根据docs / videos中的技术,我已经可以在单个级别上执行此操作,但是我似乎无法正确地为多个级别使用语法。

#dummy data to demonstrate hierarchy (travellers->cities->places)

WITH 
travellers AS (
SELECT 'Jim' as traveller, 'England' as country UNION ALL
SELECT 'Jim' as traveller, 'Spain' as country UNION ALL
SELECT 'Jill' as traveller, 'France' as country),

cities AS (
SELECT 'England' as country, 'London' as city UNION ALL
SELECT 'England' as country, 'Liverpool' as city UNION ALL
SELECT 'England' as country, 'Manchester' as city  UNION ALL
SELECT 'France' as country, 'Paris' as city UNION ALL
SELECT 'France' as country, 'Nantes' as city UNION ALL
SELECT 'France' as country, 'Marseille' as city  UNION ALL
SELECT 'Spain' as country, 'Granada' as city UNION ALL
SELECT 'Spain' as country, 'Barcelona' as city UNION ALL
SELECT 'Spain' as country, 'Madrid' as city),

places AS (
SELECT 'London' as city, 'Buckingham Palace' as place UNION ALL
SELECT 'London' as city, 'Tooting Bec Lido' as place UNION ALL
SELECT 'Liverpool' as city, 'The Liver Building' as place  UNION ALL
SELECT 'Manchester' as city, 'Old Trafford' as place UNION ALL
SELECT 'Paris' as city, 'Notre Dame' as place UNION ALL
SELECT 'Paris' as city, 'Louvre' as place  UNION ALL
SELECT 'Nantes' as city, 'La Machine' as place UNION ALL
SELECT 'Marseille' as city, 'Le Stade' as place UNION ALL
SELECT 'Granada' as city, 'Alhambra' as place UNION ALL
SELECT 'Granada' as city, 'El Bar de Fede' as place UNION ALL
SELECT 'Barcelona' as city, 'Camp Nou' as place UNION ALL
SELECT 'Madrid' as city, 'Sofia Reina' as place UNION ALL
SELECT 'Madrid' as city, 'El Bar de Edu' as place UNION ALL
SELECT 'Barcelona' as city, 'La Playa' as place UNION ALL
SELECT 'Granada' as city, 'Cafe Andarax' as place),

# full table using typical join (not what I wnat)
full_array_flat as (SELECT * FROM travellers LEFT JOIN cities USING(country) LEFT JOIN places USING(city)),

# simple nesting at a single level (using STRUCT as I will need multiple levels in future, and will need to include additional fields of different types)
travellers_nested AS (SELECT traveller, ARRAY_AGG(STRUCT (country)) as country_array FROM travellers GROUP BY traveller),
cities_nested AS (SELECT country, ARRAY_AGG(STRUCT (city)) as city_array FROM cities GROUP BY country),
places_nested AS (SELECT city, ARRAY_AGG(STRUCT (place)) as place_array FROM places GROUP BY city),

# flattening nested arrays just for fun (!)... trying to test out different combinations
travellers_nested_flattened AS (SELECT traveller, country_flat from travellers_nested, UNNEST(country_array) as country_flat),
cities_nested_flattened AS (SELECT country, city_flat from cities_nested, UNNEST(city_array) as city_flat),
places_nested_flattened AS (SELECT city, place_flat from places_nested, UNNEST(place_array) as place_flat)
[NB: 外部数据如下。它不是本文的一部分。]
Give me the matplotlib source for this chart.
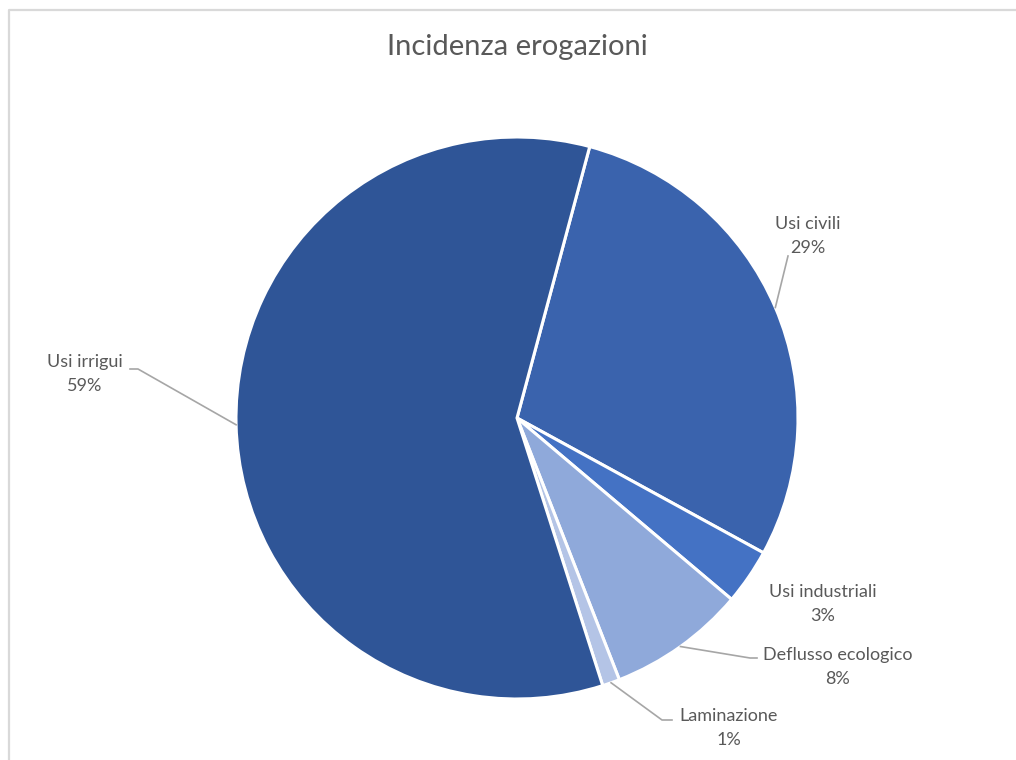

# SELECT * FROM travellers_cities_places 
SELECT "WHY OH WHY CAN'T I FIGURE THIS OUT, PLEASE HELP ME SOMEBODY!)" AS cry_for_help 

预期输出的JSON表示形式是

[
  {
    "traveller": "Jim",
    "country_array": [
      {
        "country": "England",
        "city_array": [
          {
            "city": "London",
            "place_array": [
              {
                "place": "Buckingham Palace"
              },
              {
                "place": "Tooting Bec Lido"
              }
            ] ...

但是,ARRAY,STRUCT,UNNESTing或JOINing的组合似乎无法使我获得类似于此输出的任何信息...请帮助。谢谢。

1 个答案:

答案 0 :(得分:0)

建立所需的结构,一次聚合一次。

然后将结果转换为字符串:

SELECT TO_JSON_STRING(STRUCT(traveller,
                             ARRAY_AGG(STRUCT(country, city_array)) as country_array
                            )
                     )
FROM (SELECT traveller, country,
             ARRAY_AGG(STRUCT(city, place_array)) as city_array
      FROM (SELECT t.traveller, t.country, c.city, ARRAY_AGG(p.place) as place_array
            FROM travellers t JOIN
                 cities c
                 ON t.country = c.country JOIN
                 places p
                 ON c.city = p.city
            GROUP BY t.traveller, t.country, c.city
           ) tcc
      GROUP BY traveller, country
     ) tc
GROUP BY traveller;